%%
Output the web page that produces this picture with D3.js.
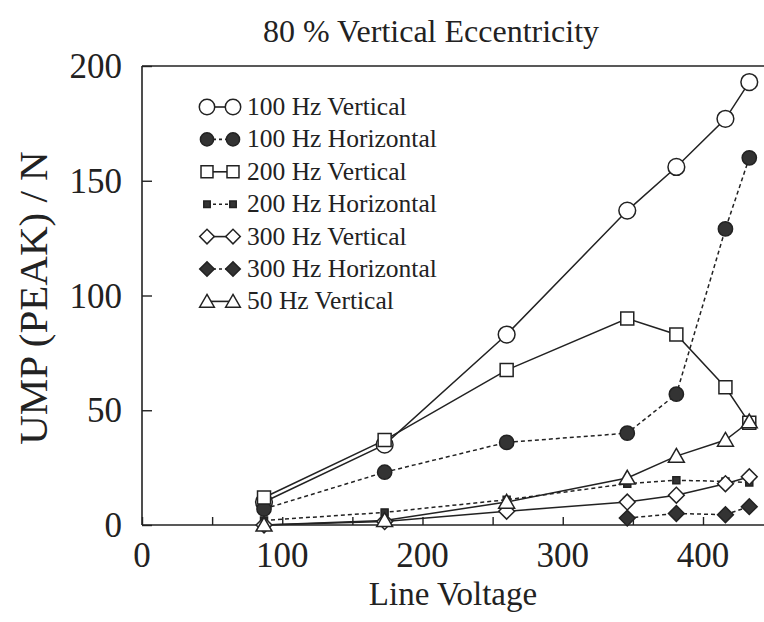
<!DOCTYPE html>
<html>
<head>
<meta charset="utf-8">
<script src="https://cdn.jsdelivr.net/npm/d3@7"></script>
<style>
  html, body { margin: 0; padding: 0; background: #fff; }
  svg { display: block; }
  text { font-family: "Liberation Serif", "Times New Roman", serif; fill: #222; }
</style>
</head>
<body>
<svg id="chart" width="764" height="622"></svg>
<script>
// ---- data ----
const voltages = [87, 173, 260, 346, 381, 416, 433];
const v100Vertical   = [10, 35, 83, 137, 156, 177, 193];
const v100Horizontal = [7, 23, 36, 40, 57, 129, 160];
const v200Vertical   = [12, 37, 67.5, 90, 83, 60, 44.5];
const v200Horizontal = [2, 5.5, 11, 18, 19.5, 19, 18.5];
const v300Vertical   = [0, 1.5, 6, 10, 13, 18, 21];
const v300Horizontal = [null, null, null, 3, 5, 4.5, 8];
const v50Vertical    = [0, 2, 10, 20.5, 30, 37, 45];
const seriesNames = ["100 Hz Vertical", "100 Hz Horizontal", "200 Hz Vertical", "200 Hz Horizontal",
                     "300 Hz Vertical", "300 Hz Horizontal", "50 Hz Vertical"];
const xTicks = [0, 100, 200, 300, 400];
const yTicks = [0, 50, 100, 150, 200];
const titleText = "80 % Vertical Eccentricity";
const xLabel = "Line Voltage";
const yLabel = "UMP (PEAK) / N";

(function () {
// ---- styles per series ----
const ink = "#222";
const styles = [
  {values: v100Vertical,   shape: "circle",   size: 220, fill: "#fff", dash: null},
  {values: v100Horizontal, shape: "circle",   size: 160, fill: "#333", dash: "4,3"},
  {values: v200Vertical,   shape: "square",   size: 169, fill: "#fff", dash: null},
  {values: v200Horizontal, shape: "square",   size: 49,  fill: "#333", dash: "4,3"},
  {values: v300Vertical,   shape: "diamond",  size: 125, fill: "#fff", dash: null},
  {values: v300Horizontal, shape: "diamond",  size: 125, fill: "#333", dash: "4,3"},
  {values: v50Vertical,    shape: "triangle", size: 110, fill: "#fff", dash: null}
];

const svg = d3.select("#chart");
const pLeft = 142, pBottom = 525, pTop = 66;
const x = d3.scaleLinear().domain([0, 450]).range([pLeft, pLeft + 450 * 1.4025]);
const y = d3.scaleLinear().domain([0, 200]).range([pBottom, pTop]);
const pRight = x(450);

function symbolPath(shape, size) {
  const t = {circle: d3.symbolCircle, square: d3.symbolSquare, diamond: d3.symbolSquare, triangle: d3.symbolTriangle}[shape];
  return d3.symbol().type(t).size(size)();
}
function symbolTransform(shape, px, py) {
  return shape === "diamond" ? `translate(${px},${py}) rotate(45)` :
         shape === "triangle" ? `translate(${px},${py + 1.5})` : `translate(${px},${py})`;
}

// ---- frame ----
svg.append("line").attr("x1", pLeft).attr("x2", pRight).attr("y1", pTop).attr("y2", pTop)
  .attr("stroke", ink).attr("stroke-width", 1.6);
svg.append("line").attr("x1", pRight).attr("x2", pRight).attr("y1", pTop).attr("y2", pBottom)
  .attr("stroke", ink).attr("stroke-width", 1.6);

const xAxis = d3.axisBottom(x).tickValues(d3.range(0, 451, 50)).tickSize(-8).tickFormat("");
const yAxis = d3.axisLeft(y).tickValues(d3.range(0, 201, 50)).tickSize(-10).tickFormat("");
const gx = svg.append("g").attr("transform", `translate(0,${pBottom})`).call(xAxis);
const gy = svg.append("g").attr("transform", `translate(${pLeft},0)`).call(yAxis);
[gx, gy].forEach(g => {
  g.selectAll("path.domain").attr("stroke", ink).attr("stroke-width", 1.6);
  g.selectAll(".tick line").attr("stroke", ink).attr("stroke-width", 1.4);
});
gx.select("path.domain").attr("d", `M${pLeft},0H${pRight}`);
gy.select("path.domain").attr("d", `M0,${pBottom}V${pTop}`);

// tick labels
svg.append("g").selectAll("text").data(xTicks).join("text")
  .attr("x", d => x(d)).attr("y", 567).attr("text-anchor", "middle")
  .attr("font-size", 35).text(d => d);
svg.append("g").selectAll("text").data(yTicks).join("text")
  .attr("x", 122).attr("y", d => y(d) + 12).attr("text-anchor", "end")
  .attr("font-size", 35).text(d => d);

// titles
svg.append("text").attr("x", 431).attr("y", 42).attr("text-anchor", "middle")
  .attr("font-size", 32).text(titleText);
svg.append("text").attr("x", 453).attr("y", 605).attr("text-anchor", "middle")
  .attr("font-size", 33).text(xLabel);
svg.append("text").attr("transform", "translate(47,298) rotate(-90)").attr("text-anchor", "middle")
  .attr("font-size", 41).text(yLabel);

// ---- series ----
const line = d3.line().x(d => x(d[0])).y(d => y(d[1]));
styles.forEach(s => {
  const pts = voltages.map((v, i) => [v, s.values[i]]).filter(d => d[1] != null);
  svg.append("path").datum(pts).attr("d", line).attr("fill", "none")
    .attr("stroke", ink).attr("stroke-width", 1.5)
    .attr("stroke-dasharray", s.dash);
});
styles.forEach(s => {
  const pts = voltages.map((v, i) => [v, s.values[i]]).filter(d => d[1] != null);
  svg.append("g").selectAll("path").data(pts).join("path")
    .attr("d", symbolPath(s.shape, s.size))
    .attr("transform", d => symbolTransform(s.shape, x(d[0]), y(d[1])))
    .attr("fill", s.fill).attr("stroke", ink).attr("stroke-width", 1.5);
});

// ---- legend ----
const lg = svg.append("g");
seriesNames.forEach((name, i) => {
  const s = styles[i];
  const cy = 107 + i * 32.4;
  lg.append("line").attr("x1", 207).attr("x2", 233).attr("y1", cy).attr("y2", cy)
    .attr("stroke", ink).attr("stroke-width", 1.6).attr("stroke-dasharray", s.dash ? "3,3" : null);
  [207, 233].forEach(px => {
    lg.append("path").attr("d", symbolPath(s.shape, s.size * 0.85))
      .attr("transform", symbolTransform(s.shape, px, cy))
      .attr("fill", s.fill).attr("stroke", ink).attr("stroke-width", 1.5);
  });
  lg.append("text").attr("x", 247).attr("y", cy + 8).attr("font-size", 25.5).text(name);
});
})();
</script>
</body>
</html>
%%
Directions
Leave out the pictures and retype every line above exactly.

Solution to the problem
Output the web page that produces this picture with D3.js.
<!DOCTYPE html>
<html>
<head>
<meta charset="utf-8">
<script src="https://cdn.jsdelivr.net/npm/d3@7"></script>
<style>
  html, body { margin: 0; padding: 0; background: #fff; }
  svg { display: block; }
  text { font-family: "Liberation Serif", "Times New Roman", serif; fill: #222; }
</style>
</head>
<body>
<svg id="chart" width="764" height="622"></svg>
<script>
// ---- data ----
const voltages = [87, 173, 260, 346, 381, 416, 433];
const v100Vertical   = [10, 35, 83, 137, 156, 177, 193];
const v100Horizontal = [7, 23, 36, 40, 57, 129, 160];
const v200Vertical   = [12, 37, 67.5, 90, 83, 60, 44.5];
const v200Horizontal = [2, 5.5, 11, 18, 19.5, 19, 18.5];
const v300Vertical   = [0, 1.5, 6, 10, 13, 18, 21];
const v300Horizontal = [null, null, null, 3, 5, 4.5, 8];
const v50Vertical    = [0, 2, 10, 20.5, 30, 37, 45];
const seriesNames = ["100 Hz Vertical", "100 Hz Horizontal", "200 Hz Vertical", "200 Hz Horizontal",
                     "300 Hz Vertical", "300 Hz Horizontal", "50 Hz Vertical"];
const xTicks = [0, 100, 200, 300, 400];
const yTicks = [0, 50, 100, 150, 200];
const titleText = "80 % Vertical Eccentricity";
const xLabel = "Line Voltage";
const yLabel = "UMP (PEAK) / N";

(function () {
// ---- styles per series ----
const ink = "#222";
const styles = [
  {values: v100Vertical,   shape: "circle",   size: 220, fill: "#fff", dash: null},
  {values: v100Horizontal, shape: "circle",   size: 160, fill: "#333", dash: "4,3"},
  {values: v200Vertical,   shape: "square",   size: 169, fill: "#fff", dash: null},
  {values: v200Horizontal, shape: "square",   size: 49,  fill: "#333", dash: "4,3"},
  {values: v300Vertical,   shape: "diamond",  size: 125, fill: "#fff", dash: null},
  {values: v300Horizontal, shape: "diamond",  size: 125, fill: "#333", dash: "4,3"},
  {values: v50Vertical,    shape: "triangle", size: 110, fill: "#fff", dash: null}
];

const svg = d3.select("#chart");
const pLeft = 142, pBottom = 525, pTop = 66;
const x = d3.scaleLinear().domain([0, 450]).range([pLeft, pLeft + 450 * 1.4025]);
const y = d3.scaleLinear().domain([0, 200]).range([pBottom, pTop]);
const pRight = x(450);

function symbolPath(shape, size) {
  const t = {circle: d3.symbolCircle, square: d3.symbolSquare, diamond: d3.symbolSquare, triangle: d3.symbolTriangle}[shape];
  return d3.symbol().type(t).size(size)();
}
function symbolTransform(shape, px, py) {
  return shape === "diamond" ? `translate(${px},${py}) rotate(45)` :
         shape === "triangle" ? `translate(${px},${py + 1.5})` : `translate(${px},${py})`;
}

// ---- frame ----
svg.append("line").attr("x1", pLeft).attr("x2", pRight).attr("y1", pTop).attr("y2", pTop)
  .attr("stroke", ink).attr("stroke-width", 1.6);
svg.append("line").attr("x1", pRight).attr("x2", pRight).attr("y1", pTop).attr("y2", pBottom)
  .attr("stroke", ink).attr("stroke-width", 1.6);

const xAxis = d3.axisBottom(x).tickValues(d3.range(0, 451, 50)).tickSize(-8).tickFormat("");
const yAxis = d3.axisLeft(y).tickValues(d3.range(0, 201, 50)).tickSize(-10).tickFormat("");
const gx = svg.append("g").attr("transform", `translate(0,${pBottom})`).call(xAxis);
const gy = svg.append("g").attr("transform", `translate(${pLeft},0)`).call(yAxis);
[gx, gy].forEach(g => {
  g.selectAll("path.domain").attr("stroke", ink).attr("stroke-width", 1.6);
  g.selectAll(".tick line").attr("stroke", ink).attr("stroke-width", 1.4);
});
gx.select("path.domain").attr("d", `M${pLeft},0H${pRight}`);
gy.select("path.domain").attr("d", `M0,${pBottom}V${pTop}`);

// tick labels
svg.append("g").selectAll("text").data(xTicks).join("text")
  .attr("x", d => x(d)).attr("y", 567).attr("text-anchor", "middle")
  .attr("font-size", 35).text(d => d);
svg.append("g").selectAll("text").data(yTicks).join("text")
  .attr("x", 122).attr("y", d => y(d) + 12).attr("text-anchor", "end")
  .attr("font-size", 35).text(d => d);

// titles
svg.append("text").attr("x", 431).attr("y", 42).attr("text-anchor", "middle")
  .attr("font-size", 32).text(titleText);
svg.append("text").attr("x", 453).attr("y", 605).attr("text-anchor", "middle")
  .attr("font-size", 33).text(xLabel);
svg.append("text").attr("transform", "translate(47,298) rotate(-90)").attr("text-anchor", "middle")
  .attr("font-size", 41).text(yLabel);

// ---- series ----
const line = d3.line().x(d => x(d[0])).y(d => y(d[1]));
styles.forEach(s => {
  const pts = voltages.map((v, i) => [v, s.values[i]]).filter(d => d[1] != null);
  svg.append("path").datum(pts).attr("d", line).attr("fill", "none")
    .attr("stroke", ink).attr("stroke-width", 1.5)
    .attr("stroke-dasharray", s.dash);
});
styles.forEach(s => {
  const pts = voltages.map((v, i) => [v, s.values[i]]).filter(d => d[1] != null);
  svg.append("g").selectAll("path").data(pts).join("path")
    .attr("d", symbolPath(s.shape, s.size))
    .attr("transform", d => symbolTransform(s.shape, x(d[0]), y(d[1])))
    .attr("fill", s.fill).attr("stroke", ink).attr("stroke-width", 1.5);
});

// ---- legend ----
const lg = svg.append("g");
seriesNames.forEach((name, i) => {
  const s = styles[i];
  const cy = 107 + i * 32.4;
  lg.append("line").attr("x1", 207).attr("x2", 233).attr("y1", cy).attr("y2", cy)
    .attr("stroke", ink).attr("stroke-width", 1.6).attr("stroke-dasharray", s.dash ? "3,3" : null);
  [207, 233].forEach(px => {
    lg.append("path").attr("d", symbolPath(s.shape, s.size * 0.85))
      .attr("transform", symbolTransform(s.shape, px, cy))
      .attr("fill", s.fill).attr("stroke", ink).attr("stroke-width", 1.5);
  });
  lg.append("text").attr("x", 247).attr("y", cy + 8).attr("font-size", 25.5).text(name);
});
})();
</script>
</body>
</html>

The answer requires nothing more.